DESCRIPTION OF THE TASK
Reproduce the material word for word; the images stay out.

PROVIDED MATERIAL
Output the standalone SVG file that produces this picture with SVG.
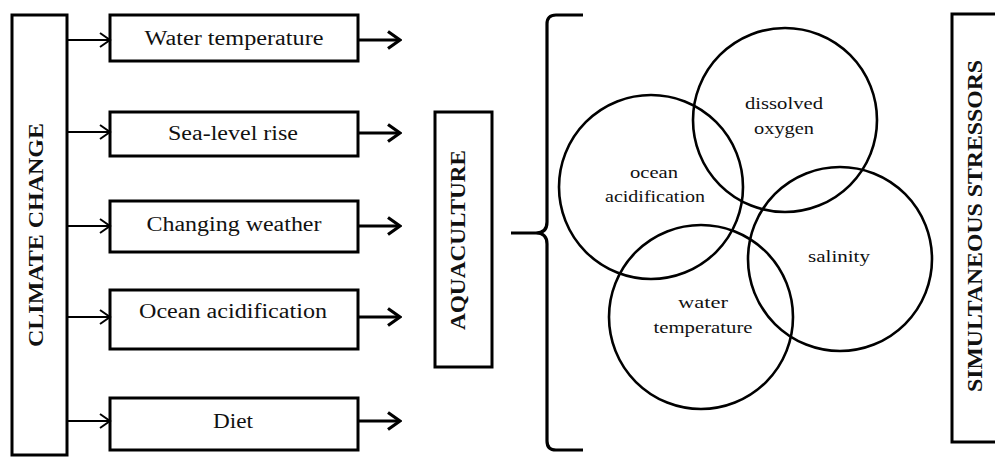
<svg xmlns="http://www.w3.org/2000/svg" width="995" height="459" viewBox="0 0 995 459">
<defs>
<style>
.box{fill:#fff;stroke:#000;stroke-width:3}
.lbl{font-family:"Liberation Serif","Times New Roman",serif;font-size:20px;fill:#111;text-anchor:middle}
.vlbl{font-family:"Liberation Serif","Times New Roman",serif;font-size:21px;font-weight:bold;fill:#111;text-anchor:middle}
.clbl{font-family:"Liberation Serif","Times New Roman",serif;font-size:17px;fill:#111;text-anchor:middle}
.thin{stroke:#000;stroke-width:2;fill:none}
.thick{stroke:#000;stroke-width:3.2;fill:none}
.circ{fill:none;stroke:#000;stroke-width:2.6}
</style>
<marker id="openS" markerWidth="14" markerHeight="16" viewBox="0 0 14 16" refX="12" refY="8" markerUnits="userSpaceOnUse" orient="auto">
<path d="M2,1 L12,8 L2,15" fill="none" stroke="#000" stroke-width="2"/>
</marker>
<marker id="openB" markerWidth="16" markerHeight="20" viewBox="0 0 16 20" refX="14" refY="10" markerUnits="userSpaceOnUse" orient="auto">
<path d="M2,1.5 L14,10 L2,18.5" fill="none" stroke="#000" stroke-width="3.2"/>
</marker>
</defs>
<rect width="995" height="459" fill="#fff"/>

<g id="climate-change">
<rect class="box" x="12" y="15" width="55" height="440"/>
<text class="vlbl" transform="translate(43,235) rotate(-90)" textLength="224" lengthAdjust="spacingAndGlyphs">CLIMATE  CHANGE</text>
</g>

<g id="water-temperature">
<rect class="box" x="110" y="15" width="248" height="46"/>
<text class="lbl" x="234" y="45" textLength="179" lengthAdjust="spacingAndGlyphs">Water temperature</text>
</g>
<g id="sea-level-rise">
<rect class="box" x="110" y="112" width="248" height="44"/>
<text class="lbl" x="233" y="140" textLength="130" lengthAdjust="spacingAndGlyphs">Sea-level rise</text>
</g>
<g id="changing-weather">
<rect class="box" x="110" y="201" width="248" height="51"/>
<text class="lbl" x="234" y="231" textLength="175" lengthAdjust="spacingAndGlyphs">Changing weather</text>
</g>
<g id="ocean-acidification">
<rect class="box" x="110" y="290" width="248" height="59"/>
<text class="lbl" x="233" y="318" textLength="188" lengthAdjust="spacingAndGlyphs">Ocean acidification</text>
</g>
<g id="diet">
<rect class="box" x="110" y="398" width="248" height="52"/>
<text class="lbl" x="233" y="428" textLength="40" lengthAdjust="spacingAndGlyphs">Diet</text>
</g>

<g id="aquaculture">
<rect class="box" x="435" y="112" width="57" height="255"/>
<text class="vlbl" transform="translate(465,240) rotate(-90)" textLength="180" lengthAdjust="spacingAndGlyphs">AQUACULTURE</text>
</g>

<g id="brace">
<path class="thick" d="M583,15 L556,15 Q547,15 547,24 L547,222 Q547,233 536,233 L511,233 M536,233 Q547,233 547,244 L547,441 Q547,450 556,450 L583,450"/>
</g>

<g id="stressor-circles">
<circle class="circ" cx="651" cy="187" r="92"/>
<circle class="circ" cx="785" cy="120" r="92"/>
<circle class="circ" cx="840" cy="259" r="92"/>
<circle class="circ" cx="701" cy="317" r="92"/>
<text class="clbl" x="654" y="178" textLength="48" lengthAdjust="spacingAndGlyphs">ocean</text>
<text class="clbl" x="655" y="202" textLength="100" lengthAdjust="spacingAndGlyphs">acidification</text>
<text class="clbl" x="784" y="109" textLength="78" lengthAdjust="spacingAndGlyphs">dissolved</text>
<text class="clbl" x="784" y="134" textLength="60" lengthAdjust="spacingAndGlyphs">oxygen</text>
<text class="clbl" x="839" y="262" textLength="62" lengthAdjust="spacingAndGlyphs">salinity</text>
<text class="clbl" x="703" y="308" textLength="50" lengthAdjust="spacingAndGlyphs">water</text>
<text class="clbl" x="703" y="333" textLength="99" lengthAdjust="spacingAndGlyphs">temperature</text>
</g>

<g id="simultaneous-stressors">
<rect class="box" x="952" y="14" width="60" height="428"/>
<text class="vlbl" transform="translate(982,226) rotate(-90)" textLength="332" lengthAdjust="spacingAndGlyphs">SIMULTANEOUS  STRESSORS</text>
</g>

<g id="connectors">
<line class="thin" x1="67" y1="40" x2="110" y2="40" marker-end="url(#openS)"/>
<line class="thin" x1="67" y1="132" x2="110" y2="132" marker-end="url(#openS)"/>
<line class="thin" x1="67" y1="226" x2="110" y2="226" marker-end="url(#openS)"/>
<line class="thin" x1="67" y1="317" x2="110" y2="317" marker-end="url(#openS)"/>
<line class="thin" x1="67" y1="421" x2="110" y2="421" marker-end="url(#openS)"/>
<line class="thick" x1="358" y1="40" x2="400" y2="40" marker-end="url(#openB)"/>
<line class="thick" x1="358" y1="133" x2="400" y2="133" marker-end="url(#openB)"/>
<line class="thick" x1="358" y1="226" x2="400" y2="226" marker-end="url(#openB)"/>
<line class="thick" x1="358" y1="317" x2="400" y2="317" marker-end="url(#openB)"/>
<line class="thick" x1="358" y1="421" x2="400" y2="421" marker-end="url(#openB)"/>
</g>
</svg>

RESULT FOR THIS TASK
Output the standalone SVG file that produces this picture with SVG.
<svg xmlns="http://www.w3.org/2000/svg" width="995" height="459" viewBox="0 0 995 459">
<defs>
<style>
.box{fill:#fff;stroke:#000;stroke-width:3}
.lbl{font-family:"Liberation Serif","Times New Roman",serif;font-size:20px;fill:#111;text-anchor:middle}
.vlbl{font-family:"Liberation Serif","Times New Roman",serif;font-size:21px;font-weight:bold;fill:#111;text-anchor:middle}
.clbl{font-family:"Liberation Serif","Times New Roman",serif;font-size:17px;fill:#111;text-anchor:middle}
.thin{stroke:#000;stroke-width:2;fill:none}
.thick{stroke:#000;stroke-width:3.2;fill:none}
.circ{fill:none;stroke:#000;stroke-width:2.6}
</style>
<marker id="openS" markerWidth="14" markerHeight="16" viewBox="0 0 14 16" refX="12" refY="8" markerUnits="userSpaceOnUse" orient="auto">
<path d="M2,1 L12,8 L2,15" fill="none" stroke="#000" stroke-width="2"/>
</marker>
<marker id="openB" markerWidth="16" markerHeight="20" viewBox="0 0 16 20" refX="14" refY="10" markerUnits="userSpaceOnUse" orient="auto">
<path d="M2,1.5 L14,10 L2,18.5" fill="none" stroke="#000" stroke-width="3.2"/>
</marker>
</defs>
<rect width="995" height="459" fill="#fff"/>

<g id="climate-change">
<rect class="box" x="12" y="15" width="55" height="440"/>
<text class="vlbl" transform="translate(43,235) rotate(-90)" textLength="224" lengthAdjust="spacingAndGlyphs">CLIMATE  CHANGE</text>
</g>

<g id="water-temperature">
<rect class="box" x="110" y="15" width="248" height="46"/>
<text class="lbl" x="234" y="45" textLength="179" lengthAdjust="spacingAndGlyphs">Water temperature</text>
</g>
<g id="sea-level-rise">
<rect class="box" x="110" y="112" width="248" height="44"/>
<text class="lbl" x="233" y="140" textLength="130" lengthAdjust="spacingAndGlyphs">Sea-level rise</text>
</g>
<g id="changing-weather">
<rect class="box" x="110" y="201" width="248" height="51"/>
<text class="lbl" x="234" y="231" textLength="175" lengthAdjust="spacingAndGlyphs">Changing weather</text>
</g>
<g id="ocean-acidification">
<rect class="box" x="110" y="290" width="248" height="59"/>
<text class="lbl" x="233" y="318" textLength="188" lengthAdjust="spacingAndGlyphs">Ocean acidification</text>
</g>
<g id="diet">
<rect class="box" x="110" y="398" width="248" height="52"/>
<text class="lbl" x="233" y="428" textLength="40" lengthAdjust="spacingAndGlyphs">Diet</text>
</g>

<g id="aquaculture">
<rect class="box" x="435" y="112" width="57" height="255"/>
<text class="vlbl" transform="translate(465,240) rotate(-90)" textLength="180" lengthAdjust="spacingAndGlyphs">AQUACULTURE</text>
</g>

<g id="brace">
<path class="thick" d="M583,15 L556,15 Q547,15 547,24 L547,222 Q547,233 536,233 L511,233 M536,233 Q547,233 547,244 L547,441 Q547,450 556,450 L583,450"/>
</g>

<g id="stressor-circles">
<circle class="circ" cx="651" cy="187" r="92"/>
<circle class="circ" cx="785" cy="120" r="92"/>
<circle class="circ" cx="840" cy="259" r="92"/>
<circle class="circ" cx="701" cy="317" r="92"/>
<text class="clbl" x="654" y="178" textLength="48" lengthAdjust="spacingAndGlyphs">ocean</text>
<text class="clbl" x="655" y="202" textLength="100" lengthAdjust="spacingAndGlyphs">acidification</text>
<text class="clbl" x="784" y="109" textLength="78" lengthAdjust="spacingAndGlyphs">dissolved</text>
<text class="clbl" x="784" y="134" textLength="60" lengthAdjust="spacingAndGlyphs">oxygen</text>
<text class="clbl" x="839" y="262" textLength="62" lengthAdjust="spacingAndGlyphs">salinity</text>
<text class="clbl" x="703" y="308" textLength="50" lengthAdjust="spacingAndGlyphs">water</text>
<text class="clbl" x="703" y="333" textLength="99" lengthAdjust="spacingAndGlyphs">temperature</text>
</g>

<g id="simultaneous-stressors">
<rect class="box" x="952" y="14" width="60" height="428"/>
<text class="vlbl" transform="translate(982,226) rotate(-90)" textLength="332" lengthAdjust="spacingAndGlyphs">SIMULTANEOUS  STRESSORS</text>
</g>

<g id="connectors">
<line class="thin" x1="67" y1="40" x2="110" y2="40" marker-end="url(#openS)"/>
<line class="thin" x1="67" y1="132" x2="110" y2="132" marker-end="url(#openS)"/>
<line class="thin" x1="67" y1="226" x2="110" y2="226" marker-end="url(#openS)"/>
<line class="thin" x1="67" y1="317" x2="110" y2="317" marker-end="url(#openS)"/>
<line class="thin" x1="67" y1="421" x2="110" y2="421" marker-end="url(#openS)"/>
<line class="thick" x1="358" y1="40" x2="400" y2="40" marker-end="url(#openB)"/>
<line class="thick" x1="358" y1="133" x2="400" y2="133" marker-end="url(#openB)"/>
<line class="thick" x1="358" y1="226" x2="400" y2="226" marker-end="url(#openB)"/>
<line class="thick" x1="358" y1="317" x2="400" y2="317" marker-end="url(#openB)"/>
<line class="thick" x1="358" y1="421" x2="400" y2="421" marker-end="url(#openB)"/>
</g>
</svg>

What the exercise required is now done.